Subtract window and door openings:

1. Calculate total wall area (perimeter x wall height)
2. Subtract each opening (width x height)
3. Result = area needing plaster, paint, or cladding

Example: Building 8 x 10 m, walls 3 m high, two doors (1 x 2 m) and four windows (1 x 1 m):

• Total wall: (8+10+8+10) x 3 = 108 sq m
• Doors: 2 x (1 x 2) = 4 sq m
• Windows: 4 x (1 x 1) = 4 sq m
• Net wall area: 108 - 4 - 4 = 100 sq m

Circle Area

Area = pi x radius x radius (pi is approximately 3.14, or use 22/7 for fraction arithmetic)

Diameter	Radius	Area
2 m	1 m	3.14 sq m
5 m	2.5 m	19.6 sq m
10 m	5 m	78.5 sq m
20 m	10 m	314 sq m

Useful for: circular grain storage bins, well openings, round towers, irrigation pond capacity.

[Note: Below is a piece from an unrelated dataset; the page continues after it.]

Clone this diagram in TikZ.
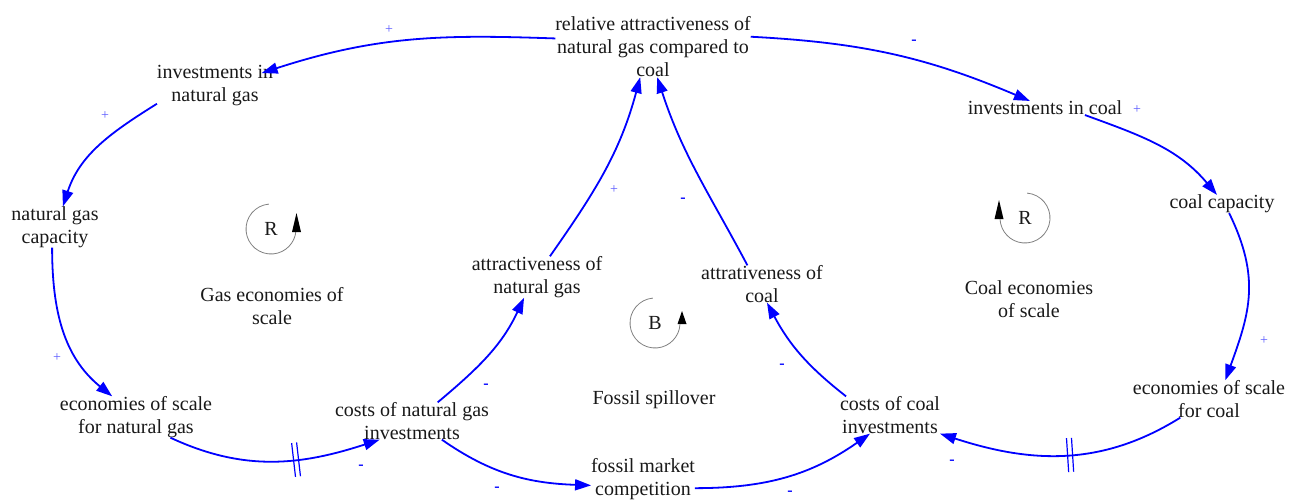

Agricultural Area and Yield Planning

Land Requirements

Crop	Yield per hectare	Family need per year	Land needed (family of 4)
Wheat/grain	1,000-2,000 kg	400 kg	0.2-0.4 ha
Potatoes	10,000-20,000 kg	800 kg	0.04-0.08 ha
Vegetables (mixed)	5,000-10,000 kg	600 kg	0.06-0.12 ha
Total subsistence	—	—	0.3-0.5 ha

Seed Rate Calculations

To determine how much seed you need:

Seed required = field area x seeding rate

Crop	Seeding rate
Wheat	150-200 kg/ha
Barley	130-170 kg/ha
Oats	100-130 kg/ha
Peas/beans	200-250 kg/ha

Example: A 0.3-hectare wheat field needs 0.3 x 175 = 52.5 kg of seed.

Verification Techniques

Cross-Check by Different Method

Always calculate area using two different methods when accuracy matters:

1. Calculate by triangulation
2. Recalculate using the grid method
3. If results differ by more than 5%, remeasure

Unit Conversion

Keep units consistent throughout. Common area conversions:

Unit	Equivalent
1 hectare	10,000 square meters
1 hectare	approximately 2.47 acres
1 acre	4,047 square meters
1 square kilometer	100 hectares

The Most Common Error

Mixing units. If you measure one side in meters and another in paces without converting, your area will be wrong. Establish a standard unit for your community and use it consistently. Mark a reference length on a permanent structure so anyone can calibrate their measuring tools.

Sanity Checks

Before committing to an area calculation for a major project:

• Compare to known references: A tennis court is about 260 sq m. A football/soccer pitch is about 7,000 sq m. A city block is roughly 1 hectare.
• Order of magnitude: If your calculation says a small garden is 5,000 sq m, something is wrong — that is half a hectare.
• Dimensional check: Area should always be in squared units. If your answer is in meters (not square meters), you forgot to multiply two dimensions.